I went to the 6th annual MIT Energy Conference this past month, partly because I had missed Boston, and partly because MIT alumni had a registration discount. Similar to my sustainability conference blog post last year, here’s a smattering of takeaway messages I got out of it.

But first, an image. This was the only picture I snapped all weekend, during the Friday Night Showcase of hundreds of new energy technologies. Naturally, I was drawn to the oil and biofuels panels, but I made my rounds through all the exhibits. The big round thing was some sort of floating wind turbine.
The conference had quite a military focus, which brought in a different perspective for the motivation for innovations in energy. The keynote speaker Secretary of the Navy Ray Mabus’s speech was particularly striking with the main idea, “Energy is fundamentally an issue of national security.” The most staggering factoid: Every time oil prices increase by $1, the Navy spends an extra $31 million due to the steep cost of transporting and guarding fuel to remote areas like Afghanistan. Therefore, the Navy’s goal is to obtain 50% of its energy from alternative sources by 2020. 17% of the energy is already obtained from nuclear power. Since energy diversity leads to energy security, the military is taking leadership in energy innovation.
One panel discussed the impacts of Obama’s goal of having one million electric vehicles in the U.S. fleet by 2010. The speakers mentioned considerations for Seattle’s electric vehicle infrastructure (70% of charging stations will be residential, there will be 1.4 charging stations per electric vehicle, software integration for finding and/or reserving chargers, etc.). The message that stuck with me from this one was that the increase in electric vehicles is not large enough to require a new power plant until 2/3 of the fleet is electric. The greater concern is around upgrading the local circuits (transformers, etc.).
Another panel that caught my attention was one around upcoming renewable fuels technologies. One company, called Joule Unlimited, is developing energy obtained from sunlight, carbon dioxide, and water, utilizing alternative metabolic pathways with genetic engineering – the speaker threw out the term “industrial photosynthesis.” Their goal is to derive a closed carbon cycle like how nature intended it to be. Sun Catalytix also sounded confident in displacing fossil fuels with the promise of harnessing energy from water. ARPA-E also funds non-photosynthetic technology for biofuels. All piqued my interest.

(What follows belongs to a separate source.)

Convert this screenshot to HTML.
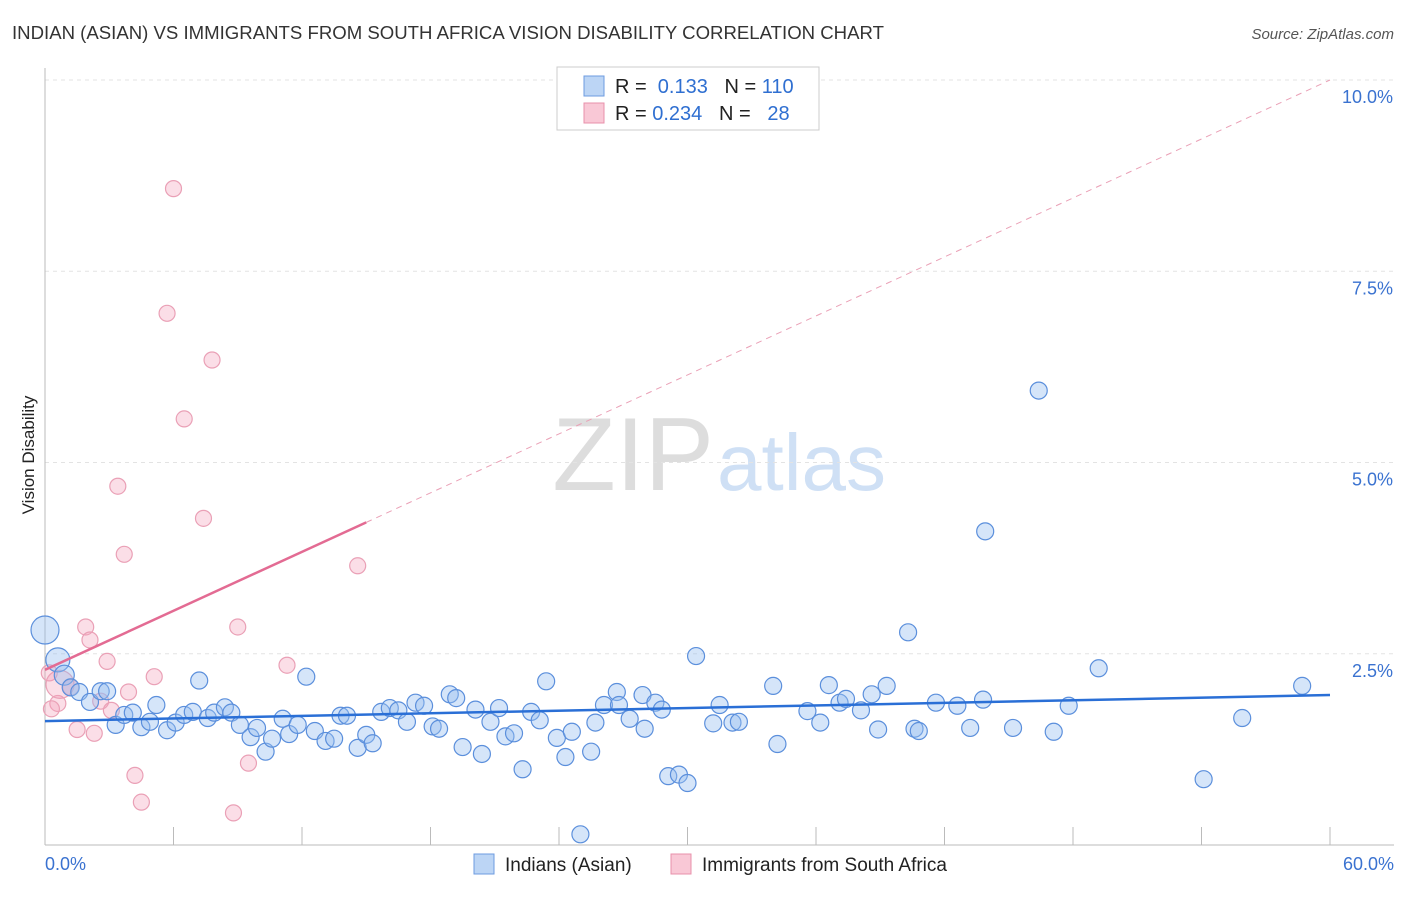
<!DOCTYPE html>
<html><head><meta charset="utf-8"><style>
body{margin:0;background:#fff;font-family:"Liberation Sans",sans-serif;}
svg text{font-family:"Liberation Sans",sans-serif;}
</style></head><body>
<svg id="chart" width="1406" height="892">
<text x="12" y="39" font-size="18.6" fill="#333">INDIAN (ASIAN) VS IMMIGRANTS FROM SOUTH AFRICA VISION DISABILITY CORRELATION CHART</text>
<text x="1394" y="39" font-size="15" fill="#555" text-anchor="end" font-style="italic">Source: ZipAtlas.com</text>
<text x="34" y="455" font-size="17" fill="#222" text-anchor="middle" transform="rotate(-90 34 455)">Vision Disability</text>
<text x="714" y="490" font-size="104" fill="#ddd" text-anchor="end" font-family="Liberation Serif">ZIP</text>
<text x="717" y="490" font-size="80" fill="#cfe0f5">atlas</text>
<g id="grid"></g><g id="axes"></g><g id="pts"></g><g id="trends"></g>
<g>
<rect x="557" y="67" width="262" height="63" fill="#fff" stroke="#ccc"/>
<rect x="584" y="76" width="20" height="20" fill="#bcd5f5" stroke="#6d9be0"/>
<text x="615" y="93" font-size="20" fill="#222">R = <tspan fill="#2f6fd1">&#160;0.133</tspan>&#160;&#160;&#160;N = <tspan fill="#2f6fd1">110</tspan></text>
<rect x="584" y="103" width="20" height="20" fill="#f9c8d6" stroke="#e890ab"/>
<text x="615" y="120" font-size="20" fill="#222">R = <tspan fill="#2f6fd1">0.234</tspan>&#160;&#160;&#160;N = <tspan fill="#2f6fd1">&#160;&#160;28</tspan></text>
</g>
<g>
<rect x="474" y="854" width="20" height="20" fill="#bcd5f5" stroke="#6d9be0"/>
<text x="505" y="871" font-size="19" fill="#222">Indians (Asian)</text>
<rect x="671" y="854" width="20" height="20" fill="#f9c8d6" stroke="#e890ab"/>
<text x="702" y="871" font-size="19" fill="#222">Immigrants from South Africa</text>
</g>
</svg>
<script>
const yTicks=[2.5,5,7.5,10];
const yTickLabels=["2.5%","5.0%","7.5%","10.0%"];
const xLabels=["0.0%","60.0%"];
const blueX=[0,0.6,0.9,1.2,1.6,2.1,2.6,2.9,3.3,3.7,4.1,4.5,4.9,5.2,5.7,6.1,6.5,6.9,7.2,7.6,7.9,8.4,8.7,9.1,9.6,9.9,10.3,10.6,11.1,11.4,11.8,12.2,12.6,13.1,13.5,13.8,14.1,14.6,15.0,15.3,15.7,16.1,16.5,16.9,17.3,17.7,18.1,18.4,18.9,19.2,19.5,20.1,20.4,20.8,21.2,21.5,21.9,22.3,22.7,23.1,23.4,23.9,24.3,24.6,25.0,25.5,25.7,26.1,26.7,26.8,27.3,27.9,28.0,28.5,28.8,29.1,29.6,30.0,30.4,31.2,31.5,32.1,32.4,34.0,34.2,35.6,36.2,36.6,37.1,37.4,38.1,38.6,38.9,39.3,40.3,40.6,40.8,41.6,42.6,43.2,43.8,43.9,45.2,46.4,47.1,47.8,49.2,54.1,55.9,58.7];
const blueY=[2.81,2.42,2.22,2.06,2.0,1.87,2.01,2.01,1.57,1.7,1.73,1.54,1.61,1.83,1.5,1.6,1.7,1.74,2.15,1.66,1.73,1.8,1.73,1.57,1.41,1.53,1.22,1.39,1.65,1.45,1.57,2.2,1.49,1.36,1.39,1.69,1.69,1.27,1.44,1.33,1.74,1.79,1.76,1.61,1.86,1.82,1.55,1.52,1.97,1.92,1.28,1.77,1.19,1.61,1.79,1.42,1.46,0.99,1.74,1.63,2.14,1.4,1.15,1.48,0.14,1.22,1.6,1.83,2.0,1.83,1.65,1.96,1.52,1.86,1.77,0.90,0.92,0.81,2.47,1.59,1.83,1.6,1.61,2.08,1.32,1.75,1.6,2.09,1.86,1.91,1.76,1.97,1.51,2.08,2.78,1.52,1.49,1.86,1.82,1.53,1.9,4.1,1.53,5.94,1.48,1.82,2.31,0.86,1.66,2.08];
const pinkX=[6.0,5.7,7.8,6.5,3.4,7.4,3.7,14.6,9.0,1.9,2.1,0.2,2.9,5.1,11.3,1.2,3.9,2.6,0.6,3.1,1.5,2.3,0.3,4.2,9.5,4.5,8.8,0.7];
const pinkY=[8.58,6.95,6.34,5.57,4.69,4.27,3.80,3.65,2.85,2.85,2.68,2.25,2.40,2.20,2.35,2.06,2.0,1.88,1.85,1.76,1.51,1.46,1.78,0.91,1.07,0.56,0.42,2.1];
const blueTrend=[1.62,1.96];
const pinkTrend=[2.29,10.0];
const X0=45,X1=1330,Y0=845,PY=76.5;
const xs=v=>X0+(v/60)*(X1-X0), ys=v=>Y0-v*PY;
const NS="http://www.w3.org/2000/svg";
function mk(t,a,p){const e=document.createElementNS(NS,t);for(const k in a)e.setAttribute(k,a[k]);p.appendChild(e);return e;}
const grid=document.getElementById('grid'),axes=document.getElementById('axes');
yTicks.forEach((t,i)=>{
 const l=mk('line',{x1:X0,x2:1394,y1:ys(t),y2:ys(t),stroke:'#e3e3e3','stroke-dasharray':'4,4'},grid);
 
 
 const tx=mk('text',{x:1393,y:ys(t)+23,'font-size':18,fill:'#3a72d0','text-anchor':'end'},axes);
 tx.textContent=yTickLabels[i];
 
 
});
const ax=mk('line',{x1:X0,x2:X0,y1:68,y2:Y0,stroke:'#bbb'},axes);


const bx=mk('line',{x1:X0,x2:1394,y1:Y0,y2:Y0,stroke:'#bbb'},axes);


for(let i=1;i<=10;i++){const x=X0+i*(X1-X0)/10;const t=mk('line',{x1:x,x2:x,y1:Y0-18,y2:Y0,stroke:'#bbb'},axes);
 
 }
[[xs(0),'start',0],[1394,'end',1]].forEach(([x,a,i])=>{const t=mk('text',{x:x,y:870,'font-size':18,fill:'#3a72d0','text-anchor':a},axes);t.textContent=xLabels[i];
 
 });
const pts=document.getElementById('pts');
pinkX.forEach((v,i)=>{const c=mk('circle',{cx:xs(v),cy:ys(pinkY[i]),r:i==27?14:8,fill:'rgba(244,160,185,0.35)',stroke:'#eaa0b6','stroke-width':1.2},pts);
 
 });
blueX.forEach((v,i)=>{const c=mk('circle',{cx:xs(v),cy:ys(blueY[i]),r:i==0?14:(i==1?12:(i==2?10:8.5)),fill:'rgba(150,190,240,0.4)',stroke:'#5b8fdc','stroke-width':1.2},pts);
 
 });
const tr=document.getElementById('trends');
const b=mk('line',{x1:xs(0),x2:xs(60),y1:ys(blueTrend[0]),y2:ys(blueTrend[1]),stroke:'#2a6fd6','stroke-width':2.5},tr);


const pv=x=>pinkTrend[0]+(pinkTrend[1]-pinkTrend[0])*x/60;
const pd=mk('line',{x1:xs(15),x2:xs(60),y1:ys(pv(15)),y2:ys(pv(60)),stroke:'#eaa0b6','stroke-width':1,'stroke-dasharray':'6,5'},tr);


const ps=mk('line',{x1:xs(0),x2:xs(15),y1:ys(pv(0)),y2:ys(pv(15)),stroke:'#e36b93','stroke-width':2.5},tr);


</script>
</body></html>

The conference itself was very well organized and executed by a team of around a hundred current MIT students. They had even prepared fact sheets for various energy sources and handed them out to each conference attendant, along with a tote bag and a mug. I also ran into two MIT alum friends that work in energy, whom I didn’t know were in Boston, which was a plus!
This blog entry doesn’t really do the conference justice, but the conference did enable me to explore the cutting edge research and development taking place in energy by participating in awesome discussions I wouldn’t have had access to otherwise. For instance, I met several people who had worked in oil companies for 20 years before transferring into these interesting start-ups to help develop and scale up the technology. Sounds pretty awesome; I’d be down for that sometime in the future!